It is, however, in reading the first and fifth books that I think we may profit most by keeping in mind the fact that the poet had begun the Aeneid before Caesar's death. In Book I, 286 ff., occurs a passage which Servius referred to Julius Caesar. It reads:
Nascetur pulchra Troianus origine Caesar,
Imperium Oceano, famam qui terminet astris,
Iulius, a magno demissum nomen Iulo.
Hunc tu olim caelo, spoliis Orientis onustum,
Accipies secura; uocabitur his quoque uotis.[5]
[Footnote 5: The following lines (291-6) refer to the succeeding reign of Augustus as the poet is careful to indicate in the words tum positis-bellis.]
Very few modern editors have dared accept Servius' judgment here, and yet if we may think of these lines as adapted from (say) an original dedication to Julius Caesar written about 45 B.C., the difficulties of the commentators will vanish. The facts that Vergil seems to have in mind are these: in September 46 B.C., Julius Caesar, after returning from Thapsus, celebrated his four great triumphs over Gaul, Egypt, Pontus, and Africa, displaying loads of booty such as had never before been seen at Rome. He then gave an extended series of athletic games, of the kind described in Vergil's fifth book, including a restoration of the ancient ludus Troiae. When these were over he dedicated the temple of Venus Genetrix, thereby publicly announcing his descent from Venus, and presently proclaimed his own superhuman rank more explicitly by placing a statue of himself among the gods on the Capitoline (Dio, XLIII, 14-22). Are not the phrases, imperium Oceano and spoliis Orientis onustum a direct reference to this triumph which, of course, Vergil saw? And did not these dedications inspire the prophecy uocabitur hic quoque uotis? Be that as it may, it is difficult to refuse credence to Servius in this case, for Vergil here (I, 267-274 and 283) accepts Julius Caesar's claim of descent from Iulus, whereas in the sixth book, in speaking of the descent of the royal Roman line, he derives it, as was regularly done in Augustus' day, from Silvius the son of Aeneas and Lavinia (VI, 763 ff.).

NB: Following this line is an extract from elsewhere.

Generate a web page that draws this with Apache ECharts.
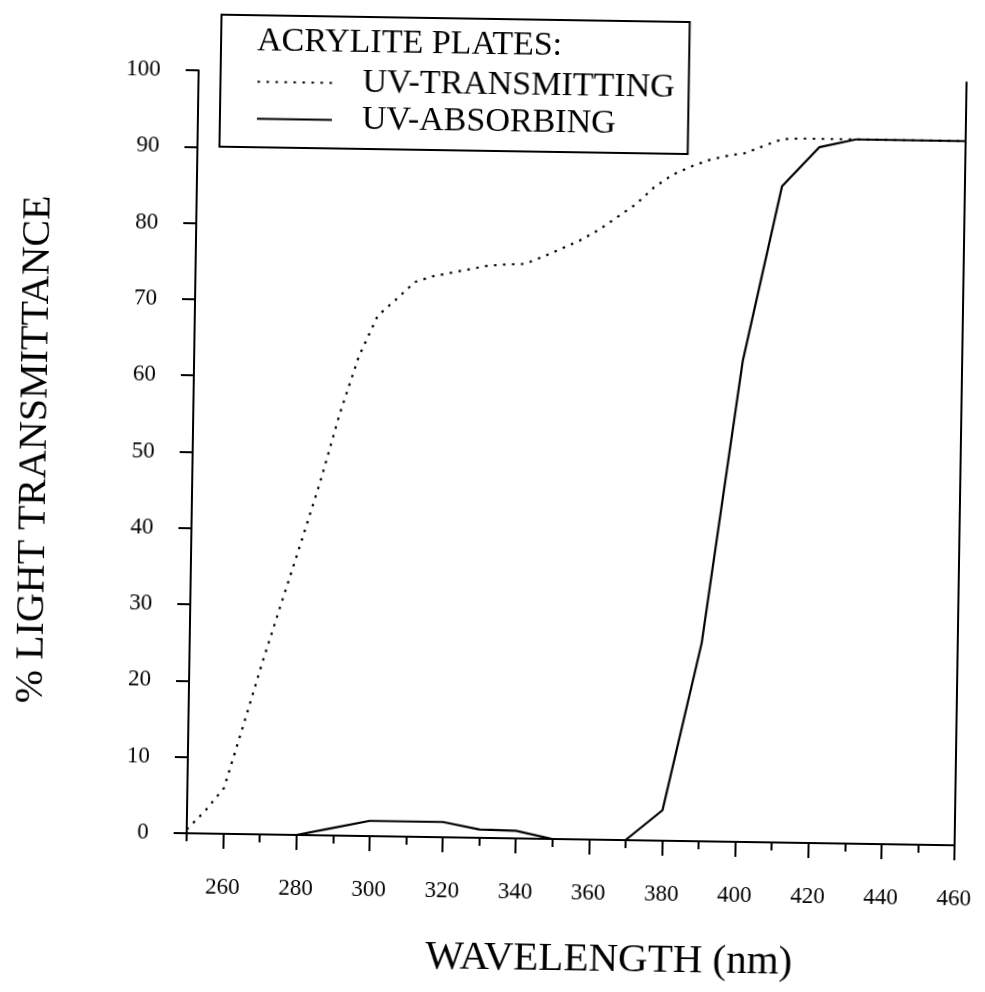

We must notice also that in the Aeneid as in the Georgics Augustus is regularly called 'Augustus Caesar' or 'Caesar,' whereas in the only other references to Julius in the Aeneid the poet explicitly points to him by saying 'Caesar et omnis Iuli progenies' (VI, 789).
Servius, therefore, seems to be correct in regarding Julius as the subject of the passage in the first book, and it follows that the passage contains memories of the year 46 B.C., whether or not the lines were, as I suggest, first written soon after Caesar's triumph.
The fifth book also, despite the fact that its beginning and end show a late hand, contains much that can be best brought into connection with Vergil's earlier years. It is, for instance, easier to comprehend the poet's references to Memmius, Catiline, and Cluentius in the forties than twenty years later.
Vergil's strange comparison of Messalla to the superbus Eryx in Catalepton IX, written in 42 B.C.,[6] is also readily explained if we may assume that he has recently studied the Eryx myth in preparation for the contest of Book V (11. 392-420). The poet's enthusiasm for the _ludus Troiae is well understood as a description of what he saw at Caesar's re-introduction of the spectacle in 46. At Caesar's games Octavian, then sixteen years of age, must have led one of the troops:[7] in the fifth book Atys the ancestor of Octavian's maternal line led one column by the side of Iulus:
Alter Atys, genus unde Atii duxere Latini (1. 568).
[Footnote 6: See Chapter VIII.]
[Footnote 7: The brief account of Nicolaus of Damascus (9) mentions that
Octavius had charge of the Greek plays at the triumphal games.]